Zira İran açısından ABD’nin iş birlikçi tutumu ve iyi niyet açıklamaları, Ortadoğu’da arbede çıkarması için bir ruhsat gibi. Nitekim 2015 yılında anlaşmanın imzalanmasından sonra da tam olarak bunu yaptı. Sahnede gülümsemesi ve dosyaları ile Cevad Zarif değil, milis güçleri ile Kasım Süleymani öne çıktı.
Biden şu gerçeği itiraf etmeli; Demokrat politikacıların ve yorumcuların Süleymani suikastından önce ve sonra sık sık dillendirdiklerinin aksine İran’a karşı sertlik savaşa yol açmadı. Aynı şekilde, belirli bir dosyada sert bir siyaset benimsemek ile düşünsel bir sistem olarak liberalizmi birbirlerine karşıt taraflar gibi göstermek de doğru değil. Biden yönetimi İran’a karşı sert bir politika izlerken, aynı zamanda ABD’nin imajını değiştirebilir.
Sert politika önemli çünkü İran’ı caydırdı ve siyasetçilerini disipline etti.
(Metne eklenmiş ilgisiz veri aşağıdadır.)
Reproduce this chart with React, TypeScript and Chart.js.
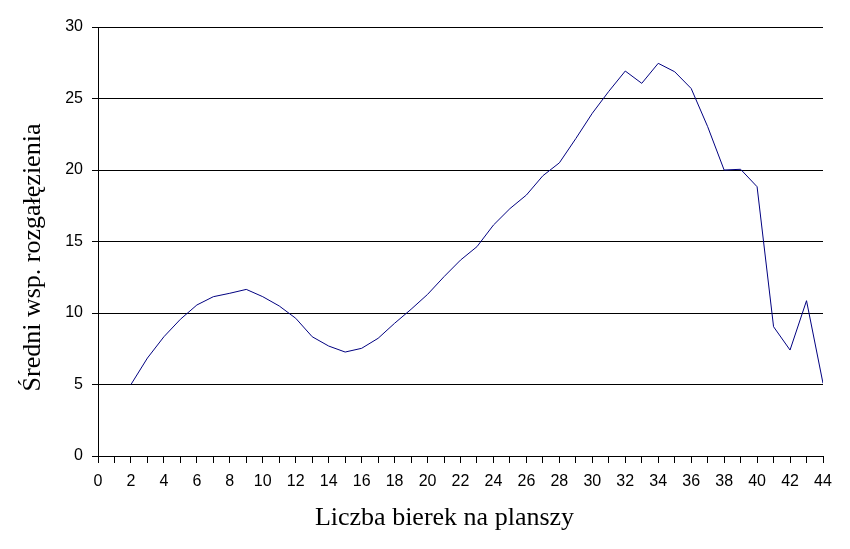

Dünya ve İranlıların önünde rejimin derin bir prestij sınavı vermesine neden oldu.
Öte yandan iş birliği ve iyi niyete dayanan tutum, Suudi Arabistan, BAE, Mısır ve İsrail gibi Ortadoğu ülkelerin stratejik çıkarlarını kasıtlı veya kasıtsız olarak ihmal ettiğinden, Ortadoğu’da gerilimi tırmandırmanın ve belki de savaşın en garantili yoludur.
Bölge artık tek bir dille konuşuyor ve şunu söylüyor; önceki anlaşma çıkarlarıma doğrudan zarar veriyordu. Biden yönetiminin bunu görmezden gelmesi, Ortadoğu’da yangın başlatmanın en kısa yoludur. Bölge ülkeleri, çıkarlarının tehdit edilmesi karşısında elleri kolları bağlı kalmayacak veya Washington’un ulusal güvenliklerini neyin tehdit edip etmediğine onlar yerine karar vermesine izin vermeyeceklerdir.